LONDRES : Les intelligences artificielles (IA) conversationnelles pourraient bientôt influencer les décisions des utilisateurs en vue de les exploiter commercialement, avant même qu'elles aient été prises, ouvrant ainsi la voie à de possibles manipulations, préviennent des chercheurs de l'université de Cambridge dans un article publié lundi.
« Des outils d'IA sont déjà en développement pour obtenir, déduire, collecter, enregistrer, comprendre, prévoir, et, en fin de compte, manipuler et transformer en marchandises » les décisions à venir des internautes, explique Yaqub Chaudhary, l'un des coauteurs du Leverhulme Centre for the Future of Intelligence (LCFI) de Cambridge, un centre de recherche interdisciplinaire consacré à l'IA.

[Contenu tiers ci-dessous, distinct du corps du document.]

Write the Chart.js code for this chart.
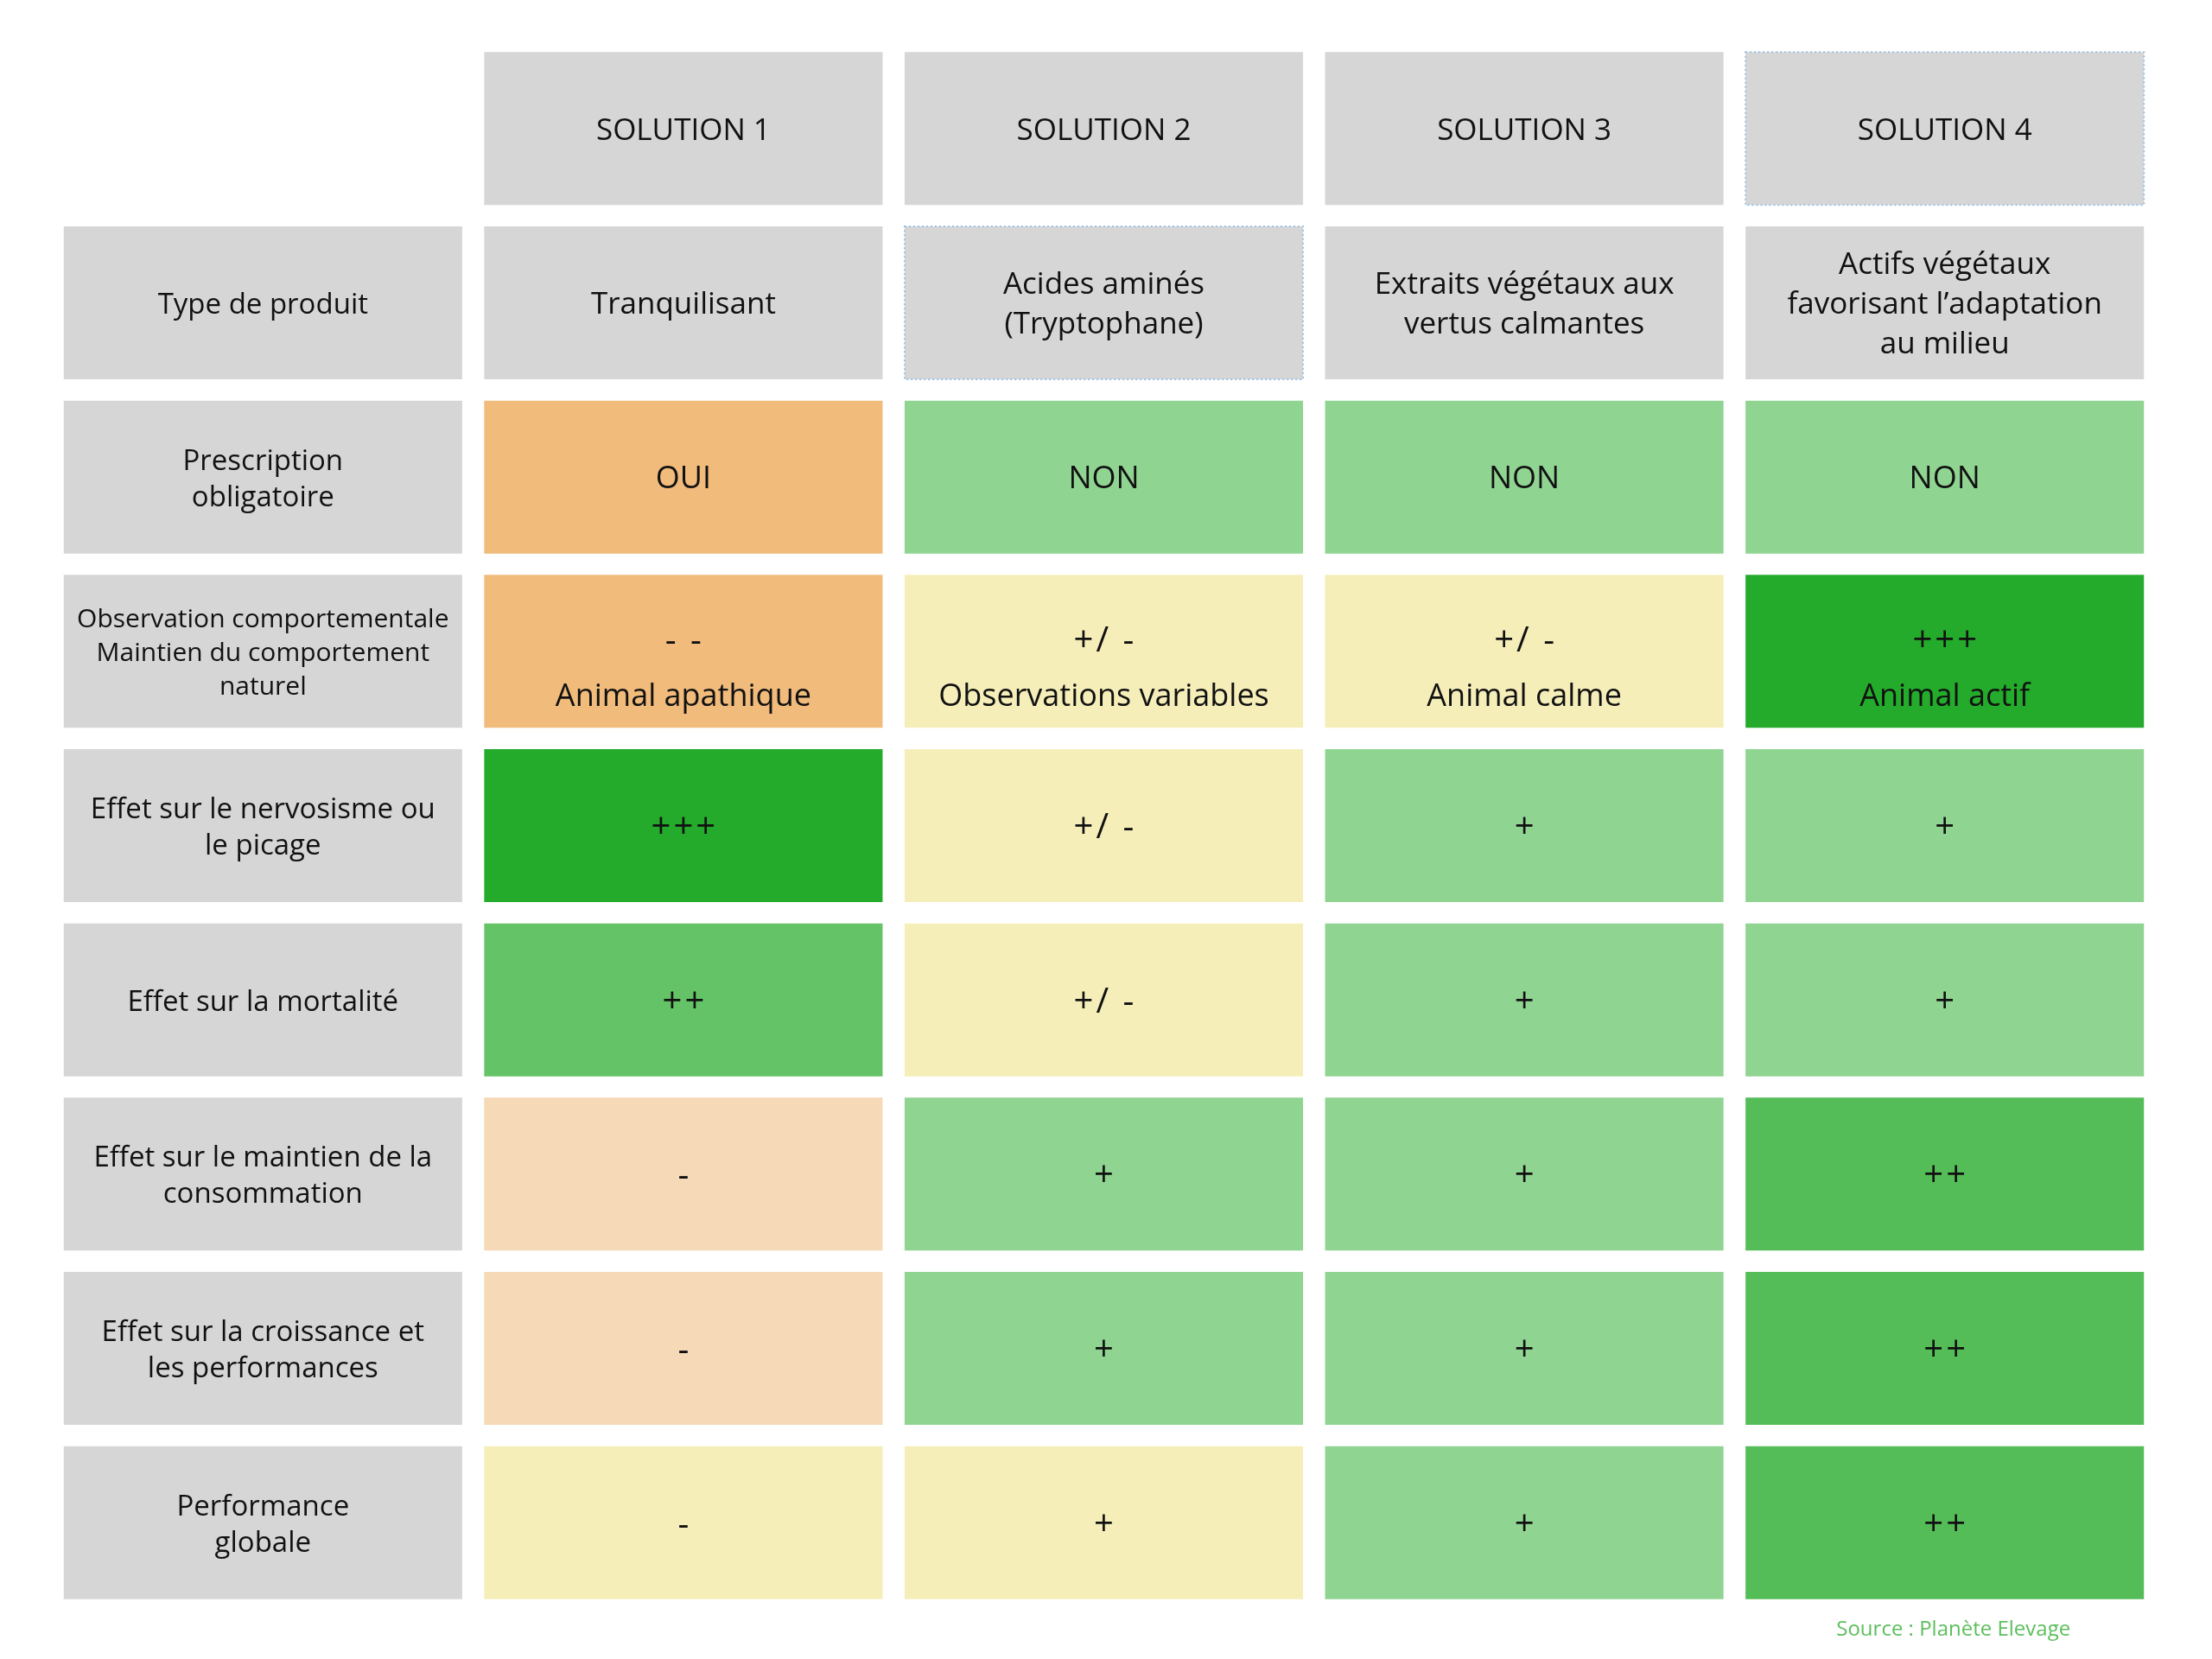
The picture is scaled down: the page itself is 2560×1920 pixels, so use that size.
<!DOCTYPE html>
<html>
<head>
<meta charset="utf-8">
<script src="https://cdn.jsdelivr.net/npm/chart.js@4.4.1/dist/chart.umd.min.js"></script>
<style>
  html, body { margin: 0; padding: 0; background: #fff; }
  #wrap { width: 2560px; height: 1920px; }
</style>
</head>
<body>
<div id="wrap"><canvas id="grid"></canvas></div>
<script>
// columns and row headings
const solutions = ['SOLUTION 1', 'SOLUTION 2', 'SOLUTION 3', 'SOLUTION 4'];
const criteria = [
  'Type de produit',
  'Prescription\nobligatoire',
  'Observation comportementale\nMaintien du comportement\nnaturel',
  'Effet sur le nervosisme ou\nle picage',
  'Effet sur la mortalité',
  'Effet sur le maintien de la\nconsommation',
  'Effet sur la croissance et\nles performances',
  'Performance\nglobale'
];

// cell contents, one array per criterion
const typeProduit = ['Tranquilisant', 'Acides aminés\n(Tryptophane)', 'Extraits végétaux aux\nvertus calmantes', 'Actifs végétaux\nfavorisant l’adaptation\nau milieu'];
const prescription = ['OUI', 'NON', 'NON', 'NON'];
const observation = ['- -\nAnimal apathique', '+/ -\nObservations variables', '+/ -\nAnimal calme', '+++\nAnimal actif'];
const nervosisme = ['+++', '+/ -', '+', '+'];
const mortalite = ['++', '+/ -', '+', '+'];
const consommation = ['-', '+', '+', '++'];
const croissance = ['-', '+', '+', '++'];
const performance = ['-', '+', '+', '++'];

// colour class of each cell
const tones = [
  ['grey', 'grey', 'grey', 'grey'],
  ['orange', 'green', 'green', 'green'],
  ['orange', 'yellow', 'yellow', 'green3'],
  ['green3', 'yellow', 'green', 'green'],
  ['green2', 'yellow', 'green', 'green'],
  ['peach', 'green', 'green', 'green2b'],
  ['peach', 'green', 'green', 'green2b'],
  ['yellow', 'yellow', 'green', 'green2b']
];

const rows = [typeProduit, prescription, observation, nervosisme, mortalite, consommation, croissance, performance];

const palette = {
  grey: '#d6d6d6',
  orange: '#f0bb7b',
  peach: '#f6d9b6',
  yellow: '#f6eeb9',
  green: '#90d492',
  green2: '#64c366',
  green2b: '#55bd57',
  green3: '#24ab2b'
};

const columns = ['Critère', ...solutions];
const GAP = 0.061; // half the white gap between rows, in row units
const dottedCells = [[0, 4], [1, 2]];

const datasets = [];
datasets.push({
  data: solutions.map(s => ({ x: s, y: [GAP, 1 - GAP] })),
  backgroundColor: palette.grey,
  texts: solutions.map(s => [s]),
  kind: 'header'
});
rows.forEach((vals, r) => {
  const y = [r + 1 + GAP, r + 2 - GAP];
  datasets.push({
    data: [{ x: columns[0], y }, ...vals.map((v, c) => ({ x: solutions[c], y }))],
    backgroundColor: [palette.grey, ...tones[r].map(t => palette[t])],
    texts: [criteria[r].split('\n'), ...vals.map(v => v.split('\n'))],
    kind: r === 0 ? 'type' : (r === 2 ? 'obs' : 'rating')
  });
});
datasets.forEach(d => {
  d.grouped = false;
  d.barPercentage = 0.9476;
  d.categoryPercentage = 1;
  d.borderWidth = 0;
});

const FONT = '"Open Sans", "Noto Sans", sans-serif';

const cellText = {
  id: 'cellText',
  afterDatasetsDraw(chart) {
    const ctx = chart.ctx;
    ctx.save();
    ctx.fillStyle = '#111';
    ctx.textAlign = 'center';
    ctx.textBaseline = 'middle';
    chart.data.datasets.forEach((ds, di) => {
      const meta = chart.getDatasetMeta(di);
      meta.data.forEach((bar, i) => {
        const lines = ds.texts[i];
        const cx = bar.x;
        const cy = (bar.y + bar.base) / 2 + 3;
        let size = 36, lh = 46, start;
        const isLabel = ds.kind !== 'header' && i === 0;
        if (ds.kind === 'header') { size = 35; }
        else if (isLabel) {
          if (lines.length === 3) { size = 30; lh = 39; } else { size = 33; lh = 42; }
        } else if (ds.kind === 'type') { size = 35; lh = 46; }
        else if (ds.kind === 'obs') { size = 36; lh = 64; }
        start = cy - (lines.length - 1) * lh / 2;
        if (ds.kind === 'obs' && !isLabel) start = cy - 14;
        lines.forEach((line, k) => {
          const sym = /^[+\-\/ ]+$/.test(line) && !isLabel;
          ctx.font = (sym ? 40 : size) + 'px ' + FONT;
          ctx.letterSpacing = sym ? '3px' : '0px';
          ctx.fillText(line, cx + (sym ? 1.5 : 0), start + k * lh);
        });
      });
    });
    ctx.letterSpacing = '0px';

    // dotted selection frames seen in the source
    ctx.setLineDash([2, 3]);
    ctx.strokeStyle = '#9cc2e5';
    ctx.lineWidth = 2;
    dottedCells.forEach(([r, c]) => {
      const ds = chart.getDatasetMeta(r);
      const idx = r === 0 ? c - 1 : c;
      const bar = ds.data[idx];
      const w = bar.width;
      ctx.strokeRect(bar.x - w / 2, bar.y, w, bar.base - bar.y);
    });
    ctx.setLineDash([]);

    // source line
    const xs = chart.scales.x;
    ctx.font = '24px ' + FONT;
    ctx.fillStyle = '#5dbf5d';
    ctx.fillText('Source : Planète Elevage', xs.getPixelForValue(4) + 10, chart.chartArea.bottom + 23);
    ctx.restore();
  }
};

new Chart(document.getElementById('grid'), {
  type: 'bar',
  data: { labels: columns, datasets },
  options: {
    responsive: true,
    maintainAspectRatio: false,
    devicePixelRatio: 1,
    animation: false,
    layout: { padding: { left: 61, right: 66, top: 48, bottom: 57 } },
    scales: {
      x: { type: 'category', display: false, offset: true },
      y: { type: 'linear', display: false, min: 0, max: 9, reverse: true }
    },
    plugins: {
      legend: { display: false },
      tooltip: { enabled: false }
    }
  },
  plugins: [cellText]
});
</script>
</body>
</html>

Ce commerce serait centré sur les intentions d'un internaute, comme ses futurs achats ou ses prochains votes. Il irait donc au-delà de la pratique actuelle qui vise à vendre au plus offrant l'attention d'un utilisateur, en particulier sur les réseaux sociaux, pour lui soumettre une publicité ciblée en fonction de ses habitudes de navigation ou de son historique, par exemple.

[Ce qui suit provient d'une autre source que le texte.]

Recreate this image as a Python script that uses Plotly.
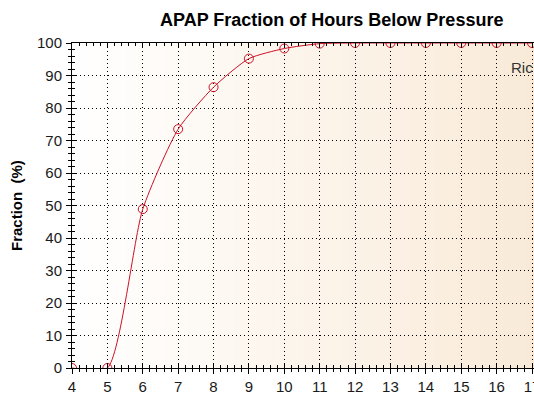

Concrètement, une IA pourrait glaner les données psychologiques et comportementales intimes d'un utilisateur, puis s'adapter à lui afin d'établir un haut niveau de confiance et l'influencer plus facilement, selon les auteurs de cet article publié dans le Harvard Data Science Review.
« Avez-vous songé à aller voir Spiderman ce soir ? » ou « Vous avez dit que vous vous sentiez surmené, puis-je vous réserver cette place de cinéma dont nous avons parlé ? », citent les auteurs de l'article comme exemples de suggestions d'un « chatbot ».
Des propositions « à vendre » via un système d'enchères en temps réel, qui pourraient aussi concerner une chambre d'hôtel, une voiture en location ou le vote pour un candidat politique.
Selon le communiqué qui accompagne cet article, cette « économie de l'intention » ouvre la voie à une potentielle « manipulation sociale à l'échelle industrielle ».
« Nous devrions commencer à réfléchir à l'impact probable d'un tel marché sur les aspirations humaines, notamment la possibilité d'élections libres et équitables, une presse libre et une concurrence loyale sur le marché », affirme Jonnie Penn, coauteur de l'étude.
« Ce que les gens disent lorsqu'ils conversent, la manière dont ils le disent et le type d'interférences possibles sont bien plus intimes que le simple enregistrement des interactions en ligne », souligne Yaqub Chaudhary.
Les chercheurs remarquent que des entreprises comme OpenAI (ChatGPT), Shopify, Nvidia, Meta ou Apple commencent à s'intéresser à ces « technologies persuasives ».
L'IA est déjà critiquée pour sa capacité à désinformer, comme lors de la manipulation d'images lors de l'élection présidentielle américaine.